With the funding organised the bridge was constructed in an unbelievable short time period of only 18 months, which coincided with the opening of Expo 98. The 17km length of the bridge was divided into 4 sections with each section being built by different private engineering companies that were over seen by Lusoponte. At the height of construction over 3,000 people were employed, this combined with the 2,500 who worked on the expo site resulted in the largest construction project in Portugal during the 21st century.
Lisbon lies within a possible seismic activity region and the Ponte Vasco da Gama had to withstand a major earthquake. The foundations of the Vasco da Gama viaducts extend down 95 meters into the bed rock while the pillars were reinforced to support winds of 155mph (250km/h). The architects of the Ponte Vasco da Gama were quoted stating that the bridge would withstand an earthquake 4 times of that of the 1755 earthquake.

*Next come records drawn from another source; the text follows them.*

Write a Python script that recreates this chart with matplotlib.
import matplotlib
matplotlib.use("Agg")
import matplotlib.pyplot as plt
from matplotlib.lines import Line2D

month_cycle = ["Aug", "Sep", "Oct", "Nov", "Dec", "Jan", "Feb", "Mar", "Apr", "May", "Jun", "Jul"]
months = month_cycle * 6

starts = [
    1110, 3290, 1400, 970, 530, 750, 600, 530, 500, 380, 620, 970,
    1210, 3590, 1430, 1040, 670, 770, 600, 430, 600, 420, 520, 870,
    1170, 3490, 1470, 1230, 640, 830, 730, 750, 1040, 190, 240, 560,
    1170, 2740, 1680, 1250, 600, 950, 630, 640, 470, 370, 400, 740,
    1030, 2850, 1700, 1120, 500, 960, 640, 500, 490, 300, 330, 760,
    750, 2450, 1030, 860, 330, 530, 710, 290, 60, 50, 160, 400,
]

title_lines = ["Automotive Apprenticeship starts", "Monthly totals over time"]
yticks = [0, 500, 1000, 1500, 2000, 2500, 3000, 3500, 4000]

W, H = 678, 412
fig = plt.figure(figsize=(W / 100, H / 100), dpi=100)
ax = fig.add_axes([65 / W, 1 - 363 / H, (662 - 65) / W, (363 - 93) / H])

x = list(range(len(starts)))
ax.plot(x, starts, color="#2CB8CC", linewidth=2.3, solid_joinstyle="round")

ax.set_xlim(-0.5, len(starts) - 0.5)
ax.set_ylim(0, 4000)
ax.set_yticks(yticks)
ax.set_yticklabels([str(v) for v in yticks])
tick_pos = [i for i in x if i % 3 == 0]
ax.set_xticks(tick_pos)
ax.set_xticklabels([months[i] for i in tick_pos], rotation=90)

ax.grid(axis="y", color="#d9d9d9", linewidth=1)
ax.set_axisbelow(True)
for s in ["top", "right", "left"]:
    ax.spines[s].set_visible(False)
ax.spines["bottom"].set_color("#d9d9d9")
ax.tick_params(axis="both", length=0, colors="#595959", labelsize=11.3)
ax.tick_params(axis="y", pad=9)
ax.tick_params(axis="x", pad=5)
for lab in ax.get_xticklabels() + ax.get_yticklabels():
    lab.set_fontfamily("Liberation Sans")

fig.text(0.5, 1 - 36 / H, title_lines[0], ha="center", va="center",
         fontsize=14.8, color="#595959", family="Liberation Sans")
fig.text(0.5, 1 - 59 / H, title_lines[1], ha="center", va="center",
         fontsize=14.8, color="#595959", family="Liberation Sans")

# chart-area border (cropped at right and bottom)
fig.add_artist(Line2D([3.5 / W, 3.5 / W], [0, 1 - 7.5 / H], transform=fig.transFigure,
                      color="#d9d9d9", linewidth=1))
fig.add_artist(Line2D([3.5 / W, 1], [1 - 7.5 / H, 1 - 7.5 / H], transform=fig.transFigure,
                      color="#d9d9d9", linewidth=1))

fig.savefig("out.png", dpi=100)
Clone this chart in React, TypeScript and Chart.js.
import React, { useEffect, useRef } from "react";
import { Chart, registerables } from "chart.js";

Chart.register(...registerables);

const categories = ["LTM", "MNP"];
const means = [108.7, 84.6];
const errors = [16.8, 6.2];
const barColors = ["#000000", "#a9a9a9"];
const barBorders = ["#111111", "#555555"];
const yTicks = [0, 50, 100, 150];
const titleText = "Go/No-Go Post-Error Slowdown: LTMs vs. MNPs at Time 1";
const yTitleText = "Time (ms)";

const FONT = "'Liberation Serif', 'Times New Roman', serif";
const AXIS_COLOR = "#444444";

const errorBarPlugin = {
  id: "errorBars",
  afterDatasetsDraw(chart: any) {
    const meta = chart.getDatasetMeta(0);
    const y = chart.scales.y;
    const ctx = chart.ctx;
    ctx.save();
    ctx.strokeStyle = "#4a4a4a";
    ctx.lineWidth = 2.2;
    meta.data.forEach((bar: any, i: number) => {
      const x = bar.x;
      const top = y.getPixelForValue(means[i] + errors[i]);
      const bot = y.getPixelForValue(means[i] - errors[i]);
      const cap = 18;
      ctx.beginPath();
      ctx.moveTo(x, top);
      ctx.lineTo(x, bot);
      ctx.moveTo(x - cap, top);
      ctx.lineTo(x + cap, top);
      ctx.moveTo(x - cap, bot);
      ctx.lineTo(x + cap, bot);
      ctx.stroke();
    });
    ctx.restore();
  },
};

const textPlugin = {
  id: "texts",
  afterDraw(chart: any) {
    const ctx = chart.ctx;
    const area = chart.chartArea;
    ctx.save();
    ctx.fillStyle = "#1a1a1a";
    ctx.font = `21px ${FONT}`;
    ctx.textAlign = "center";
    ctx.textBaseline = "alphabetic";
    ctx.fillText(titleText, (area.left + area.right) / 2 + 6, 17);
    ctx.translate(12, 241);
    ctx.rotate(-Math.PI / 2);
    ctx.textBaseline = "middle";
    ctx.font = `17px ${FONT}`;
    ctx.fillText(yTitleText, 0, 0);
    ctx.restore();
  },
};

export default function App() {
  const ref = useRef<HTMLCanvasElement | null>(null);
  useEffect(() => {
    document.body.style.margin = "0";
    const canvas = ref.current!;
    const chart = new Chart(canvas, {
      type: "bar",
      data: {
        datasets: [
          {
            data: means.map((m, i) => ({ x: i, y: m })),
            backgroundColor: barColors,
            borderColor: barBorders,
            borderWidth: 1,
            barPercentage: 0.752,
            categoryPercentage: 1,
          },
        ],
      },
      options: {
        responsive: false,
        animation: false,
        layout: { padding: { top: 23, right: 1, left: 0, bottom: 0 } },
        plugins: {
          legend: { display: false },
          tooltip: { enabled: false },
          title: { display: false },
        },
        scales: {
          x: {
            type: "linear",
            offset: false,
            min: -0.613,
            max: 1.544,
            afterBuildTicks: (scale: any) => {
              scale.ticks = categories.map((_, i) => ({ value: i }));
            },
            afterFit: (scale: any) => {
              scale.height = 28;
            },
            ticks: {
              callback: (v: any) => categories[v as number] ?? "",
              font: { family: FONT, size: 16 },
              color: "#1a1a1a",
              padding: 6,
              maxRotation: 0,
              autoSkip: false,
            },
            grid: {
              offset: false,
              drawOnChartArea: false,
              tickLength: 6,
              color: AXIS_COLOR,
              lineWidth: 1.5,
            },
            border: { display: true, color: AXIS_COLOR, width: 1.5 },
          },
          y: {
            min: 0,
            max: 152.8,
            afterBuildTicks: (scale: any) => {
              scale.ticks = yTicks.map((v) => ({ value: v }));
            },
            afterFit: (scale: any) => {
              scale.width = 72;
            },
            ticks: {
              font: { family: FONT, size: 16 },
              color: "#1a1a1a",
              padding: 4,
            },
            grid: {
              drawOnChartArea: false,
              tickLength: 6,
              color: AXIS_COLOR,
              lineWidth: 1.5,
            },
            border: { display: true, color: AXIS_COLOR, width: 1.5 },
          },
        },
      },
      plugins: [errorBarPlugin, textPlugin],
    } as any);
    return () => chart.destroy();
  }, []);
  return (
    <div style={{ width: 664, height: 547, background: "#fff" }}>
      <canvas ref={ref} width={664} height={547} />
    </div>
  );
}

The final bridge was expensive, strong and very long. The Ponte Vasco da Gama’s official length was 10.7 mile (17.2 km) and at the time of the inauguration on the 29th March 1998 it was the longest bridge in the world and today is still Europe’s longest bridge over an expanse of water.
On the inauguration day of the Ponte Vasco da Gama the residents of Lisbon were invited to a massive seated party which stretched the length of the bridge. The opening of the bridge coincided with the opening of Expo 98 as thousands of Spanish and European tourists traveled to Lisbon from the east of the city.
The bridge has presently 6 lanes of traffic but the original design allowed for further expansion when the capacity is required. The value presently set for enlargement is when the average number of cars exceeds 52,000 per day and is expected with the next 6 years.